═════ DATASET EXTRACT

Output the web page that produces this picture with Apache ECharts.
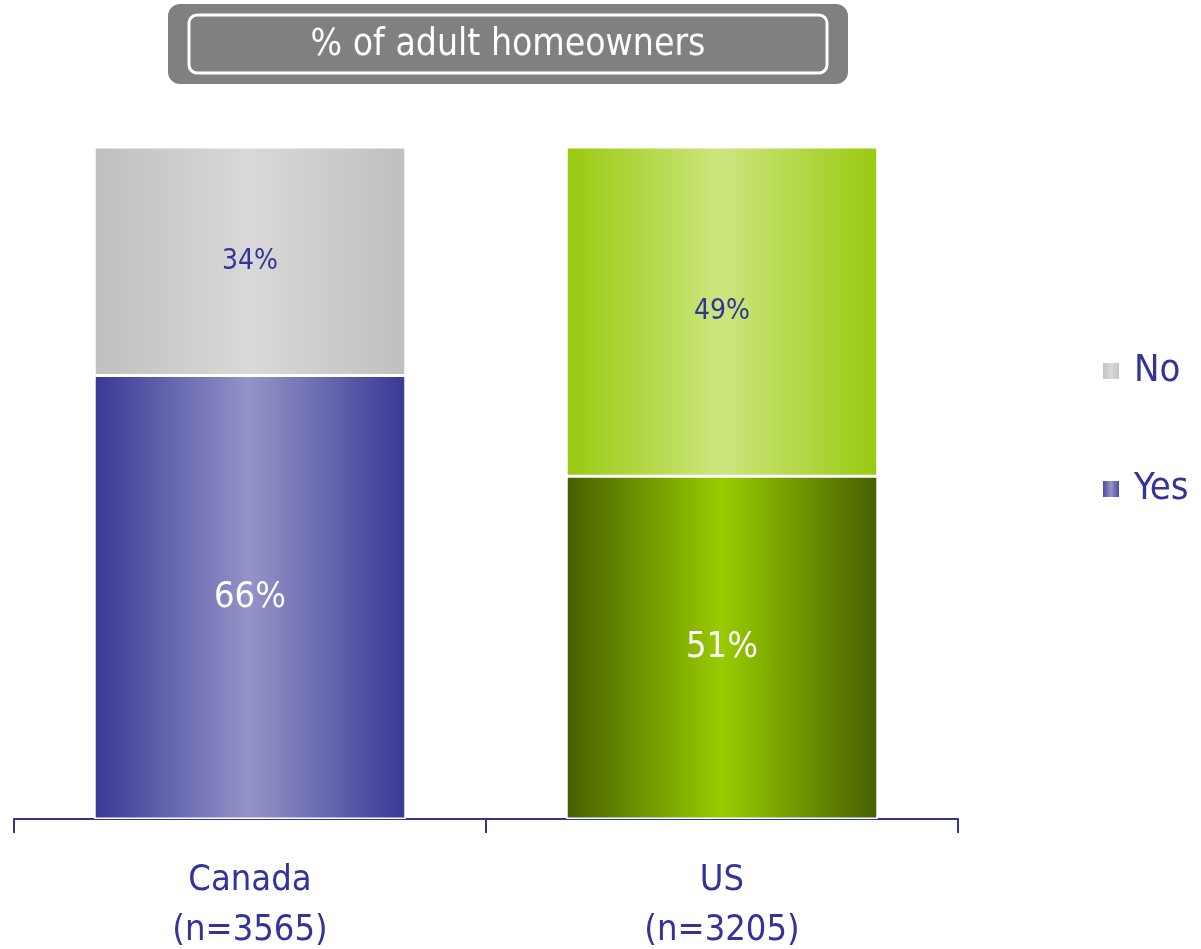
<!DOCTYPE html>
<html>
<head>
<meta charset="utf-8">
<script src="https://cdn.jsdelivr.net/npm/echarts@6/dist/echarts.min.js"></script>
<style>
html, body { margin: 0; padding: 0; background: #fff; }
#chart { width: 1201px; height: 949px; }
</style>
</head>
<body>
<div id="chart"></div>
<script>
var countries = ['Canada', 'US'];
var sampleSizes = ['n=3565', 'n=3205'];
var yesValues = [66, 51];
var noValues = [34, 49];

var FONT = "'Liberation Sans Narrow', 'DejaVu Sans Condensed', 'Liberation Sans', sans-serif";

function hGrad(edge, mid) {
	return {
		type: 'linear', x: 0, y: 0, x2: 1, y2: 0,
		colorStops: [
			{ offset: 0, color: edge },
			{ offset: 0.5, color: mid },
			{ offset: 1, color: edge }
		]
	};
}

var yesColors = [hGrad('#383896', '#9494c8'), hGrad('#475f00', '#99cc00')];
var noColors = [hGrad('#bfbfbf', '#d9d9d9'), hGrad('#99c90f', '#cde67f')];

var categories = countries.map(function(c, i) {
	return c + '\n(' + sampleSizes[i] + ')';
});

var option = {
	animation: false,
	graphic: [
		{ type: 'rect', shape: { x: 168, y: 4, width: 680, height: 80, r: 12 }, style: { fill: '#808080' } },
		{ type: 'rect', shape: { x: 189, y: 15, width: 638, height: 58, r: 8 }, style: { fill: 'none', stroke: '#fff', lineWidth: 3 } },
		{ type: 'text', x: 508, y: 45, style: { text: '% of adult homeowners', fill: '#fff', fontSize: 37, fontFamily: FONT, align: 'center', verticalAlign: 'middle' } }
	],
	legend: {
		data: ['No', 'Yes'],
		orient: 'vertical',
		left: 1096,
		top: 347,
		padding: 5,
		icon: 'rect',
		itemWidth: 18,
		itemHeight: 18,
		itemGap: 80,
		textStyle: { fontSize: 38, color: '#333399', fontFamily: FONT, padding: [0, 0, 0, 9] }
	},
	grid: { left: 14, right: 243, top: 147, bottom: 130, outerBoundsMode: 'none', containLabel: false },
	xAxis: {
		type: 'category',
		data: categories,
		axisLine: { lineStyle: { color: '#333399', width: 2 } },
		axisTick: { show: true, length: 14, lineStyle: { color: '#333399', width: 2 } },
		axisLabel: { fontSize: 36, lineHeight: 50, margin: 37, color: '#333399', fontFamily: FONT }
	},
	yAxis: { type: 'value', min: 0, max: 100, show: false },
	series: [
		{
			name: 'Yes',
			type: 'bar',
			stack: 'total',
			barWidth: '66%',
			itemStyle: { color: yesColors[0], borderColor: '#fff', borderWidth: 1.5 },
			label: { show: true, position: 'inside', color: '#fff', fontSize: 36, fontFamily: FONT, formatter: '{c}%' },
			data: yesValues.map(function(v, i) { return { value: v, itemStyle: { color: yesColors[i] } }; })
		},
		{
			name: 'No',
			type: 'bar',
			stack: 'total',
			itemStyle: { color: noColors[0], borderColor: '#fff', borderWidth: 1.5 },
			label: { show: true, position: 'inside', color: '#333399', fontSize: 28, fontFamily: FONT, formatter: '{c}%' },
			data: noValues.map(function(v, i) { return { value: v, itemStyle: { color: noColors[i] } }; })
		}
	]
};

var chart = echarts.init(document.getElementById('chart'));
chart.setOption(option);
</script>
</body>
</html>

══════════

● WORK REQUIRED
Keep the pictures out of the copy and return the rest of the data above exactly.

● RESPONSE TO THE EXERCISE
Output the web page that produces this picture with Apache ECharts.
<!DOCTYPE html>
<html>
<head>
<meta charset="utf-8">
<script src="https://cdn.jsdelivr.net/npm/echarts@6/dist/echarts.min.js"></script>
<style>
html, body { margin: 0; padding: 0; background: #fff; }
#chart { width: 1201px; height: 949px; }
</style>
</head>
<body>
<div id="chart"></div>
<script>
var countries = ['Canada', 'US'];
var sampleSizes = ['n=3565', 'n=3205'];
var yesValues = [66, 51];
var noValues = [34, 49];

var FONT = "'Liberation Sans Narrow', 'DejaVu Sans Condensed', 'Liberation Sans', sans-serif";

function hGrad(edge, mid) {
	return {
		type: 'linear', x: 0, y: 0, x2: 1, y2: 0,
		colorStops: [
			{ offset: 0, color: edge },
			{ offset: 0.5, color: mid },
			{ offset: 1, color: edge }
		]
	};
}

var yesColors = [hGrad('#383896', '#9494c8'), hGrad('#475f00', '#99cc00')];
var noColors = [hGrad('#bfbfbf', '#d9d9d9'), hGrad('#99c90f', '#cde67f')];

var categories = countries.map(function(c, i) {
	return c + '\n(' + sampleSizes[i] + ')';
});

var option = {
	animation: false,
	graphic: [
		{ type: 'rect', shape: { x: 168, y: 4, width: 680, height: 80, r: 12 }, style: { fill: '#808080' } },
		{ type: 'rect', shape: { x: 189, y: 15, width: 638, height: 58, r: 8 }, style: { fill: 'none', stroke: '#fff', lineWidth: 3 } },
		{ type: 'text', x: 508, y: 45, style: { text: '% of adult homeowners', fill: '#fff', fontSize: 37, fontFamily: FONT, align: 'center', verticalAlign: 'middle' } }
	],
	legend: {
		data: ['No', 'Yes'],
		orient: 'vertical',
		left: 1096,
		top: 347,
		padding: 5,
		icon: 'rect',
		itemWidth: 18,
		itemHeight: 18,
		itemGap: 80,
		textStyle: { fontSize: 38, color: '#333399', fontFamily: FONT, padding: [0, 0, 0, 9] }
	},
	grid: { left: 14, right: 243, top: 147, bottom: 130, outerBoundsMode: 'none', containLabel: false },
	xAxis: {
		type: 'category',
		data: categories,
		axisLine: { lineStyle: { color: '#333399', width: 2 } },
		axisTick: { show: true, length: 14, lineStyle: { color: '#333399', width: 2 } },
		axisLabel: { fontSize: 36, lineHeight: 50, margin: 37, color: '#333399', fontFamily: FONT }
	},
	yAxis: { type: 'value', min: 0, max: 100, show: false },
	series: [
		{
			name: 'Yes',
			type: 'bar',
			stack: 'total',
			barWidth: '66%',
			itemStyle: { color: yesColors[0], borderColor: '#fff', borderWidth: 1.5 },
			label: { show: true, position: 'inside', color: '#fff', fontSize: 36, fontFamily: FONT, formatter: '{c}%' },
			data: yesValues.map(function(v, i) { return { value: v, itemStyle: { color: yesColors[i] } }; })
		},
		{
			name: 'No',
			type: 'bar',
			stack: 'total',
			itemStyle: { color: noColors[0], borderColor: '#fff', borderWidth: 1.5 },
			label: { show: true, position: 'inside', color: '#333399', fontSize: 28, fontFamily: FONT, formatter: '{c}%' },
			data: noValues.map(function(v, i) { return { value: v, itemStyle: { color: noColors[i] } }; })
		}
	]
};

var chart = echarts.init(document.getElementById('chart'));
chart.setOption(option);
</script>
</body>
</html>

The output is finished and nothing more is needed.